Two ways of looking at death

I’ve gotten a lot of mileage out of the idea that different people need different advice. Or that the same person needs different advice at different times.

One direction goes:

Life is fragile. Our personalities, our minds, our futures are all carried via a piece of meat. It’s so easy for something to disrupt the body and destroy all that. Unless we eventually upload ourselves or something, our bodies will fail us all. Holy shit.

Another direction goes:

We can’t live with that knowledge in the front of our minds; it’s too traumatic. We can only function if we can set it aside. (If you need that direction, probably just skip the rest of this post.)

I try to wobble between these. To ignore the reality of death is to miss a very important fact, one that should shape some decisions. But it’s debilitating to think too much about the fact that everyone I love will die. I don’t want to be so bogged down that I miss the goodness of life. 

………

My father’s father died on a day when he had left for work without saying goodbye to his family. When I was growing up, my father required us to say goodbye when leaving for the day; the implication was that any of us might die during the day.

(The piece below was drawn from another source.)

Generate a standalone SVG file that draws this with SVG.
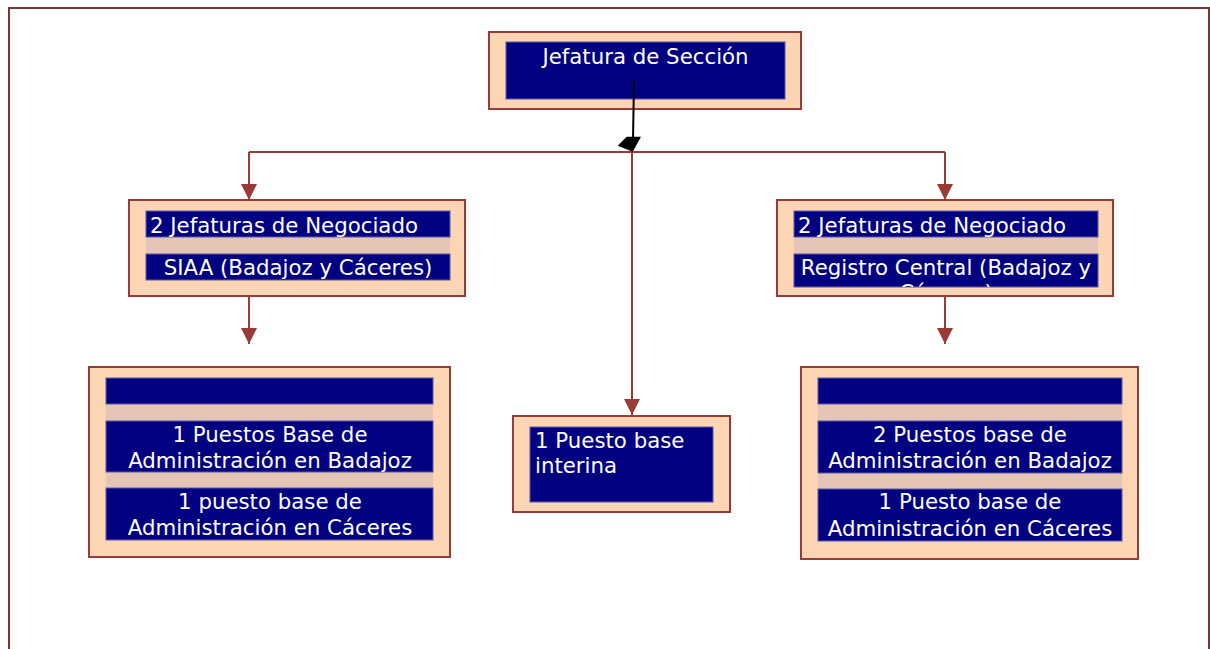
<svg xmlns="http://www.w3.org/2000/svg" width="1210" height="649" viewBox="0 0 1210 649">
<style>
.box{fill:#fcd5b4;stroke:#993b36;stroke-width:2}
.nv{fill:#000080;stroke:#5a5aa6;stroke-width:1}
.band{fill:#e5c5b5}
.t{font-family:"DejaVu Sans",Verdana,sans-serif;font-size:21.3px;fill:#ffffff}
.c{text-anchor:middle}
.con{fill:none;stroke:#993b36;stroke-width:2}
</style>
<defs>
<marker id="ah" markerUnits="userSpaceOnUse" viewBox="0 0 16 16" markerWidth="16" markerHeight="16" refX="16" refY="8" orient="auto">
<path d="M0,0 L16,8 L0,16 z" fill="#993b36"/>
</marker>
<clipPath id="clipR"><rect x="794" y="254" width="304" height="33"/></clipPath>
</defs>
<rect x="9" y="8" width="1200" height="660" fill="#ffffff" stroke="#7a3535" stroke-width="2"/>

<g id="connectors">
<path class="con" d="M249,152 H945"/>
<path class="con" d="M249,152 V200" marker-end="url(#ah)"/>
<path class="con" d="M945,152 V200" marker-end="url(#ah)"/>
<path class="con" d="M632,152 V415" marker-end="url(#ah)"/>
<path class="con" d="M249,297 V344" marker-end="url(#ah)"/>
<path class="con" d="M945,297 V344" marker-end="url(#ah)"/>
</g>

<g id="jefatura">
<rect class="box" x="489" y="32" width="312" height="77"/>
<rect class="nv" x="506" y="42" width="279" height="57"/>
<text class="t c" x="645.5" y="64">Jefatura de Sección</text>
</g>

<g id="black-arrow">
<line x1="634" y1="80" x2="633" y2="140" stroke="#000" stroke-width="2"/>
<polygon points="617.7,145.7 632.7,151.7 641,136.7 626.7,136.7" fill="#000"/>
</g>

<g id="neg-siaa">
<rect class="box" x="129" y="200" width="336" height="96"/>
<rect class="band" x="146" y="237" width="304" height="17"/>
<rect class="nv" x="146" y="211" width="304" height="26"/>
<rect class="nv" x="146" y="254" width="304" height="26"/>
<text class="t" x="150" y="233">2 Jefaturas de Negociado</text>
<text class="t c" x="298" y="275">SIAA (Badajoz y Cáceres)</text>
</g>

<g id="neg-registro">
<rect class="box" x="777" y="200" width="336" height="96"/>
<rect class="band" x="794" y="237" width="304" height="17"/>
<rect class="nv" x="794" y="211" width="304" height="26"/>
<rect class="nv" x="794" y="254" width="304" height="33"/>
<text class="t" x="798" y="233">2 Jefaturas de Negociado</text>
<g clip-path="url(#clipR)">
<text class="t c" x="946" y="275">Registro Central (Badajoz y</text>
<text class="t c" x="946" y="300">Cáceres)</text>
</g>
</g>

<g id="puestos-siaa">
<rect class="box" x="89" y="367" width="361" height="190"/>
<rect class="band" x="106" y="404" width="327" height="84"/>
<rect class="nv" x="106" y="378" width="327" height="26"/>
<rect class="nv" x="106" y="421" width="327" height="51"/>
<rect class="nv" x="106" y="488" width="327" height="52"/>
<text class="t c" x="270" y="442">1 Puestos Base de</text>
<text class="t c" x="270" y="468">Administración en Badajoz</text>
<text class="t c" x="270" y="509">1 puesto base de</text>
<text class="t c" x="270" y="535">Administración en Cáceres</text>
</g>

<g id="interina">
<rect class="box" x="513" y="416" width="217" height="96"/>
<rect class="nv" x="530" y="427" width="183" height="75"/>
<text class="t" x="535" y="448">1 Puesto base</text>
<text class="t" x="535" y="473">interina</text>
</g>

<g id="puestos-registro">
<rect class="box" x="801" y="367" width="337" height="192"/>
<rect class="band" x="818" y="404" width="304" height="85"/>
<rect class="nv" x="818" y="378" width="304" height="26"/>
<rect class="nv" x="818" y="421" width="304" height="52"/>
<rect class="nv" x="818" y="489" width="304" height="52"/>
<text class="t c" x="970" y="442">2 Puestos base de</text>
<text class="t c" x="970" y="468">Administración en Badajoz</text>
<text class="t c" x="970" y="509">1 Puesto base de</text>
<text class="t c" x="970" y="536">Administración en Cáceres</text>
</g>
</svg>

At some point I realized that was kind of dark, but I think it wasn’t a bad thing to be mindful of.

A lot of things are tinged with pre-nostalgia for me. These might be the good times I’ll long for later.

I find it especially paralyzing to think about all the ways young children can die, things they can choke on and fall off of. I periodically look up the child mortality rate (6.3 deaths of under-5s per 1000 live births in the US) because my brain otherwise thinks it must be so much higher.

……….

Last week my uncle died unexpectedly during a family vacation. One day he was there, cracking jokes and talking about upcoming music projects, and the next day he wasn’t.

When our youngest was born, Jeff carried her around the kitchen saying, “This loaf of bread is older than you! These bananas are older than you!” First there was not a person, and then there was.

Friday evening I did the reverse. This shirt on the table — he took it off just hours ago to go swimming. This salad he cut the vegetables for — it’s not even wilted. I took apart his flute to put it in its case, the flute he’d played a night or two before, the flute he’d never play again.

……….

Whichever way you need to wobble — be kind, and enjoy each other.

……….

Related:
Life is short, Paul Graham
Your life in weeks, Tim Urban
Our bodies, our selves? me

  1. Craig C

    I’m almost 70 and my biggest fear is checking out of here feeling like I didn’t make the most of life. Of course, you don’t want to live each day frantically trying to squeeze something out of every second or you’ll also miss something called “relaxation.” The urgency to do bucket-list items grows with age but one’s ability/energy to do them decreases, so there is in fact an “optimum” as you suggest. Liked your phrase, “These might be the good times I long for later.”

    Sorry about your uncle — I had a favorite fun uncle too, who was always a treat to be around. Wish I had side-ways inherited his positive attitude, as he was (unlike me) the kind of person who just lived life instead of worrying how much he was getting out of it.